Social interactions influence the decision of education in Senegal

Published on January 14, 2019 Updated on February 15, 2019
Dates

on the January 14, 2019

Focus on Research

Social interactions influence the decision of education in Senegal
 

We study the influence of belonging to a social group on the decision to schooling children in rural Senegal. The social group is defined by the caste and the geographical proximity. Our results show a strong influence of the social group in the schooling children decision.
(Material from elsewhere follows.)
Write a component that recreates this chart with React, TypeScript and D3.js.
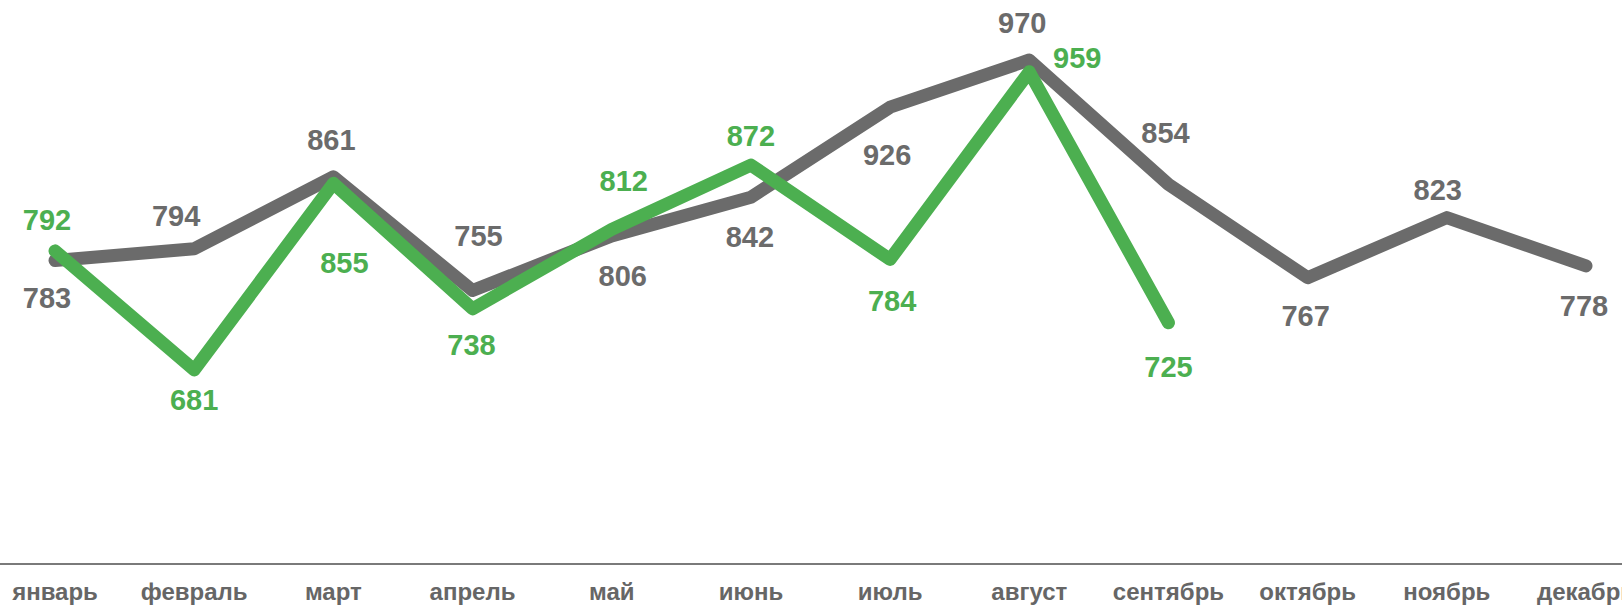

We exploit a rich data set from Niakhar, a rural zone in Senegal to study how social interactions affect educational decision. Peer effects in education are widely studied in the literature but many of these studies analyze learning outcomes in the classroom context and few look into what happens in the case of sub-Saharan Africa. Our paper differs in the sense that we study how social group schooling behavior influences the decision to attend school for children in rural Senegal. Social groups are defined with caste membership and geographical proximity. While caste norms represent a key element in customs and social organization, few studies focus on the caste role in Senegal. We contribute to the economic literature by studying caste norms and attitudes toward education. Identification is an important challenge when it comes to disentangling the effect of social group behavior. We take advantage of the panel structure of our data to estimate a dynamic model and to control for fixed characteristics of individuals and social groups. We also implement different tests to convince that non-random assignment into social groups and geographical unobserved factors are not threats to the validity of our results. Our finding suggests that usual economic determinants of schooling are not enough to explain school attendance. The probability to attend school increases between 25 and 29 percentage points with 1% increase of the previous average attendance rate in the social group. Schooling behavior in the social group explains a large portion of the attendance decision. Social interactions appear to be more important for children from the royal caste. Furthermore, children from the royal caste tend to behave in the opposite way in terms of schooling compared to farmers or griots and artisans.
The evidence shown in this paper suggests that social interactions matter and should be considered to implement educational policies. Three mechanisms can explain this strong effect:
 
  • Social norms: One of the main characteristics of caste groups is to transmit ways of thinking. Despite modernization and the loss of power of these traditional forms of social identity and organization, many of their cultural aspects still have great importance today. Geographical proximity and the identity carried by the membership to a certain village can also explain why people from the same village behave similarly in accordance with the prevailing norms.
  • Ripple effect: People often behave like other members of their social group in response to fads or trends. Simply seeing, many children in the social group attending school could motivate a particular parent to send his or her child to school as well.
  • Perception of the returns to education: If individuals notice that better educated people in their social category are wealthier, this may encourage them to enroll their children to school.